DeWine forum puts spotlight on drug abuse

AG: Raid on ‘pill mills’ factor in heroin’s rise

11/18/2013
BY JIM PROVANCE
BLADE COLUMBUS BUREAU CHIEF
  • n3riggs

    Marin Riggs

  • Marin Riggs
    Marin Riggs

    COLUMBUS — Marin Riggs was a pretty, bright girl who graduated early from high school in the Columbus suburbs and had plans to study to become an ultrasound technician.

    DeWine
    DeWine

    But just two weeks after her 20th birthday last year, she instead died in her family’s bathroom from a heroin overdose, becoming another statistic in an epidemic that Ohio Attorney General Mike DeWine said Monday has spread far beyond city streets and into suburban and rural homes.

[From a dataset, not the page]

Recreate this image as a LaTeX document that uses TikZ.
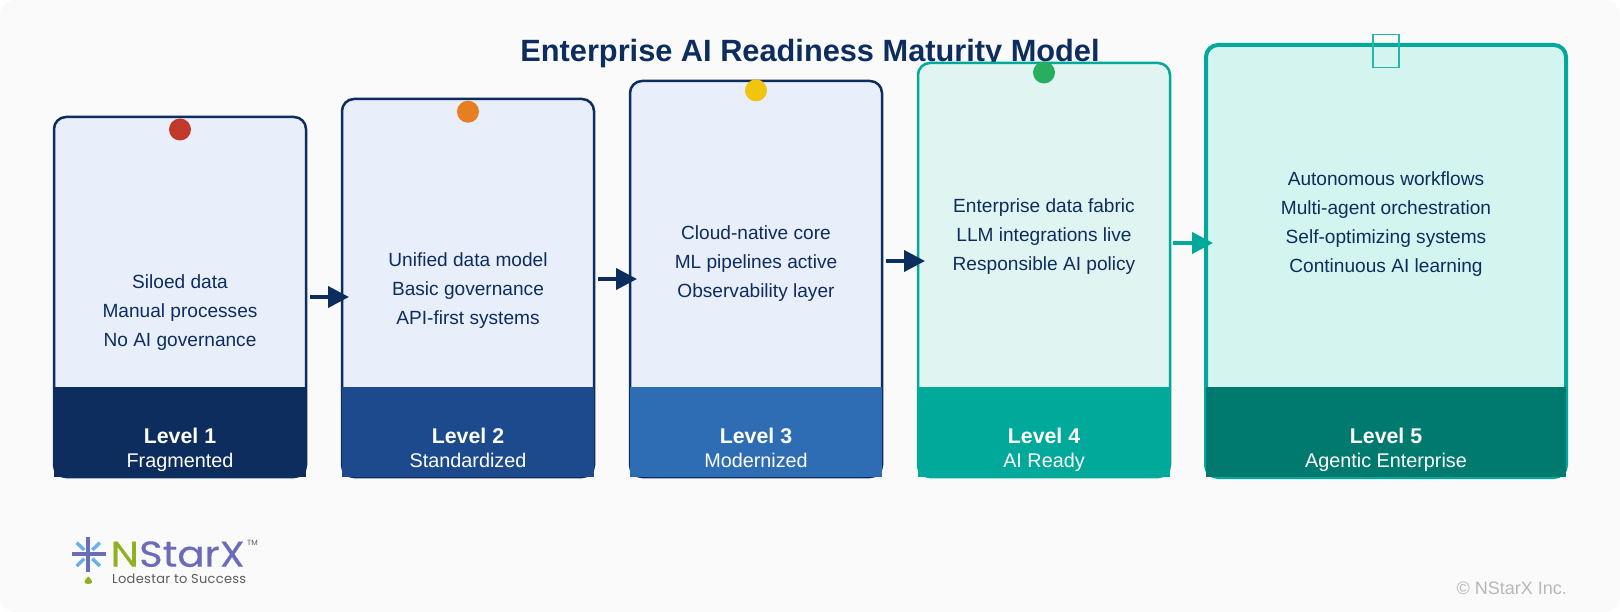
\documentclass[tikz,border=0pt]{standalone}
\usepackage{fontspec}
\setmainfont{Liberation Sans}
\newfontfamily\logofont[FakeBold=0.25]{Poppins}
\newfontfamily\logosmall{Poppins}
\newfontfamily\logotag[LetterSpace=2.3]{Poppins}
\usetikzlibrary{arrows.meta}
\definecolor{navy}{HTML}{0D2D5E}
\definecolor{teal1}{HTML}{00A99A}
\definecolor{tealdk}{HTML}{007A6E}
\definecolor{band2}{HTML}{1C4A8C}
\definecolor{band3}{HTML}{2E6DB4}
\definecolor{fillblue}{HTML}{E8EEFA}
\definecolor{fillaqua}{HTML}{E0F5F2}
\definecolor{fillmint}{HTML}{D4F5EF}
\definecolor{bgpage}{HTML}{FAFAFA}
\definecolor{logoviolet}{HTML}{6A6CB8}
\definecolor{logoblue}{HTML}{6AB0E8}
\definecolor{logogreen}{HTML}{8DB11F}
\definecolor{loggrey}{HTML}{5C5C5C}
\tikzset{
  cardbox/.style={draw,rectangle,rounded corners=12pt,inner sep=0pt,outer sep=0pt,minimum width=252pt,line width=2.5pt},
  bandbox/.style={rectangle,inner sep=0pt,outer sep=0pt,minimum width=252pt,minimum height=90pt},
  dotmark/.style={circle,inner sep=0pt,outer sep=0pt,minimum size=22pt},
  bodytext/.style={anchor=base,inner sep=0pt,text=navy,font=\fontsize{19.1}{23}\selectfont},
  leveltext/.style={anchor=base,inner sep=0pt,text=white,font=\fontsize{21.3}{25}\selectfont\bfseries},
  subtext/.style={anchor=base,inner sep=0pt,text=white,font=\fontsize{19.8}{24}\selectfont},
  flow/.style={-{Triangle[length=21pt,width=21pt]},line width=4pt},
}
\begin{document}
\begin{tikzpicture}[x=1pt,y=-1pt]
\useasboundingbox (0,0) rectangle (1620,612);
\fill[white] (0,0) rectangle (1620,612);
\fill[bgpage,rounded corners=16pt] (0,0) rectangle (1620,612);
\node[anchor=base,inner sep=0pt,text=navy,font=\fontsize{30.75}{36}\selectfont\bfseries] (title) at (810,62) {Enterprise AI Readiness Maturity Model};
% cards
\node[cardbox,draw=navy,fill=fillblue,minimum height=360pt] (c1) at (180,297) {};
\node[cardbox,draw=navy,fill=fillblue,minimum height=378pt] (c2) at (468,288) {};
\node[cardbox,draw=navy,fill=fillblue,minimum height=396pt] (c3) at (756,279) {};
\node[cardbox,draw=teal1,fill=fillaqua,minimum height=414pt] (c4) at (1044,270) {};
\node[cardbox,draw=teal1,fill=fillmint,line width=4pt,minimum width=360pt,minimum height=432pt] (c5) at (1386,261) {};
% bands
\node[bandbox,fill=navy] (b1) at (180,432) {};
\node[bandbox,fill=band2] (b2) at (468,432) {};
\node[bandbox,fill=band3] (b3) at (756,432) {};
\node[bandbox,fill=teal1] (b4) at (1044,432) {};
\node[bandbox,fill=tealdk,minimum width=360pt] (b5) at (1386,432) {};
% markers
\node[dotmark,fill={rgb,255:red,192;green,57;blue,43}] (d1) at (180,129.5) {};
\node[dotmark,fill={rgb,255:red,230;green,126;blue,34}] (d2) at (468,111.7) {};
\node[dotmark,fill={rgb,255:red,241;green,196;blue,15}] (d3) at (756,90.4) {};
\node[dotmark,fill={rgb,255:red,39;green,174;blue,96}] (d4) at (1044,72.5) {};
\node[draw={rgb,255:red,31;green,184;blue,171},line width=1.6pt,rectangle,inner sep=0pt,outer sep=0pt,minimum width=26pt,minimum height=33pt] (d5) at (1386,51) {};
% body
\node[bodytext] (t11) at (180,289) {Siloed data};
\node[bodytext] (t12) at (180,317.7) {Manual processes};
\node[bodytext] (t13) at (180,346.4) {No AI governance};
\node[bodytext] (t21) at (468,267) {Unified data model};
\node[bodytext] (t22) at (468,295.7) {Basic governance};
\node[bodytext] (t23) at (468,324.4) {API-first systems};
\node[bodytext] (t31) at (756,240) {Cloud-native core};
\node[bodytext] (t32) at (756,268.7) {ML pipelines active};
\node[bodytext] (t33) at (756,297.4) {Observability layer};
\node[bodytext] (t41) at (1044,213) {Enterprise data fabric};
\node[bodytext] (t42) at (1044,241.7) {LLM integrations live};
\node[bodytext] (t43) at (1044,270.4) {Responsible AI policy};
\node[bodytext] (t51) at (1386,186) {Autonomous workflows};
\node[bodytext] (t52) at (1386,214.7) {Multi-agent orchestration};
\node[bodytext] (t53) at (1386,243.4) {Self-optimizing systems};
\node[bodytext] (t54) at (1386,272.1) {Continuous AI learning};
% levels
\node[leveltext] (l1) at (180,443.4) {Level 1};
\node[subtext] (s1) at (180,467.6) {Fragmented};
\node[leveltext] (l2) at (468,443.4) {Level 2};
\node[subtext] (s2) at (468,467.6) {Standardized};
\node[leveltext] (l3) at (756,443.4) {Level 3};
\node[subtext] (s3) at (756,467.6) {Modernized};
\node[leveltext] (l4) at (1044,443.4) {Level 4};
\node[subtext] (s4) at (1044,467.6) {AI Ready};
\node[leveltext] (l5) at (1386,443.4) {Level 5};
\node[subtext] (s5) at (1386,467.6) {Agentic Enterprise};
% connectors
\coordinate (a1) at ([xshift=4pt]c1.east);
\coordinate (e1) at ([xshift=7pt]c2.west |- c1.east);
\coordinate (a2) at ([xshift=4pt,yshift=9pt]c2.east);
\coordinate (e2) at ([xshift=7pt,yshift=9pt]c3.west |- c2.east);
\coordinate (a3) at ([xshift=4pt,yshift=18pt]c3.east);
\coordinate (e3) at ([xshift=7pt,yshift=18pt]c4.west |- c3.east);
\coordinate (a4) at ([xshift=3pt,yshift=27pt]c4.east);
\coordinate (e4) at ([xshift=7pt,yshift=27pt]c5.west |- c4.east);
\draw[flow,draw=navy] (a1) -- (e1);
\draw[flow,draw=navy] (a2) -- (e2);
\draw[flow,draw=navy] (a3) -- (e3);
\draw[flow,draw=teal1] (a4) -- (e4);
% logo
\draw[logoblue,line width=3.4pt] (76.7,542.7) -- (84.3,550) (99.9,542.7) -- (92.3,550) (76.7,566) -- (84.3,558.7) (99.9,566) -- (92.3,558.7);
\draw[logoviolet,line width=4pt] (88.3,537) -- (88.3,572) (71.7,554.3) -- (105.7,554.3);
\fill[logogreen] (88.3,576.5) .. controls (90,578.5) and (92.2,580) .. (92.2,582) .. controls (92.2,584.6) and (84.4,584.6) .. (84.4,582) .. controls (84.4,580) and (86.6,578.5) .. cycle;
\node[anchor=base west,inner sep=0pt,font=\fontsize{36}{40}\logofont] (brand) at (110.5,566.7) {\scalebox{1.12}[1]{\textcolor{logogreen}{N}\textcolor{logoviolet}{StarX}}};
\node[anchor=base west,inner sep=0pt,text=loggrey,font=\fontsize{7.5}{8}\logosmall] (tm) at (247,545) {TM};
\node[anchor=base west,inner sep=0pt,text=loggrey,font=\fontsize{13}{15}\logotag] (tag) at (112,583) {Lodestar to Success};
\node[anchor=base east,inner sep=0pt,text={rgb,255:red,184;green,184;blue,184},font=\fontsize{18}{22}\selectfont] (copy) at (1567,594) {© NStarX Inc.};
\end{tikzpicture}
\end{document}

    He announced the formation of an estimated $1 million-a-year heroin unit within his office to help local law enforcement and organizations fight back against a doubling of Ohio heroin deaths during the last three years. That mission will bring Mr. DeWine to Toledo today.

    “We thought heroin was a street drug, a junkie’s drug ... ,” said Marin’s mother, Heidi Riggs, of Upper Arlington.

    “It’s not something that only happens to kids whose parents are uninvolved in their lives. It doesn’t only happen to low-income families, and it isn’t something that someone can resolve quickly. Heroin is readily available in every suburb, in every city, and every state.”

    Mr. DeWine will hold his second community forum on drug abuse today from 3 to 4:30 p.m. at the Emergency Services Training Center at 2127 Jefferson Ave., Toledo. Among those participating will be state Rep. Robert Sprague (R., Findlay), who recently chaired a House drug abuse task force; Lucas County Prosecutor Julia Bates, and Sheriff John Tharp.

    The first forum was held last month in Portsmouth in Scioto County, where much of the state’s efforts in combating opiate painkiller abuse had been focused. Mr. DeWine said the closing of “pill mills” and a legislative crackdown has likely contributed to the rise in heroin abuse.

    “As we pushed the balloon one way, it’s popped out another place,” he said. “However, that’s too simple. … The spike in heroin has been occurring before we did anything. … I suspect that it spiked more because of what we’ve done with prescription drugs.

    “I’m not sorry we did what we did because no one starts on heroin. So if we can stop people from becoming addicted to opiates, down the road in a few years those people will not become addicted to heroin.”

    A survey of 47 county coroners conducted by Mr. DeWine’s office showed that deaths attributed to heroin more than doubled from 292 in 2010 to 606 in 2013. Those numbers do not include figures from the Lucas County coroner’s office, which, Mr. DeWine’s office said, had not responded to its query.

    The coroner’s office also did not return calls to The Blade on Monday. But numbers published earlier this year showed that in 2010, 14 heroin deaths occurred in the region of more than 20 northwest counties served by the Lucas toxicology lab, increasing to 31 in 2011 and 55 last year.

    Lucas County accounted for an estimated 60 percent of those cases.

    Former Hamilton County Commissioner David Pepper, the Republican attorney general’s probable Democratic opponent next year, said law enforcement across the state has been well aware it has a heroin epidemic even as state aid was cut to local governments on the front lines.

    “I’m glad the attorney general is focusing on this,” Mr. Pepper said. “My criticism is that he’s been involved in so many other debates like fighting [Affordable Care Act-mandated contraception coverage] in courts around the country rather than this type of role that the attorney general should be playing.

    “If I were attorney general, it wouldn’t be three years into an epidemic before I start pulling together a unit to deal with it.”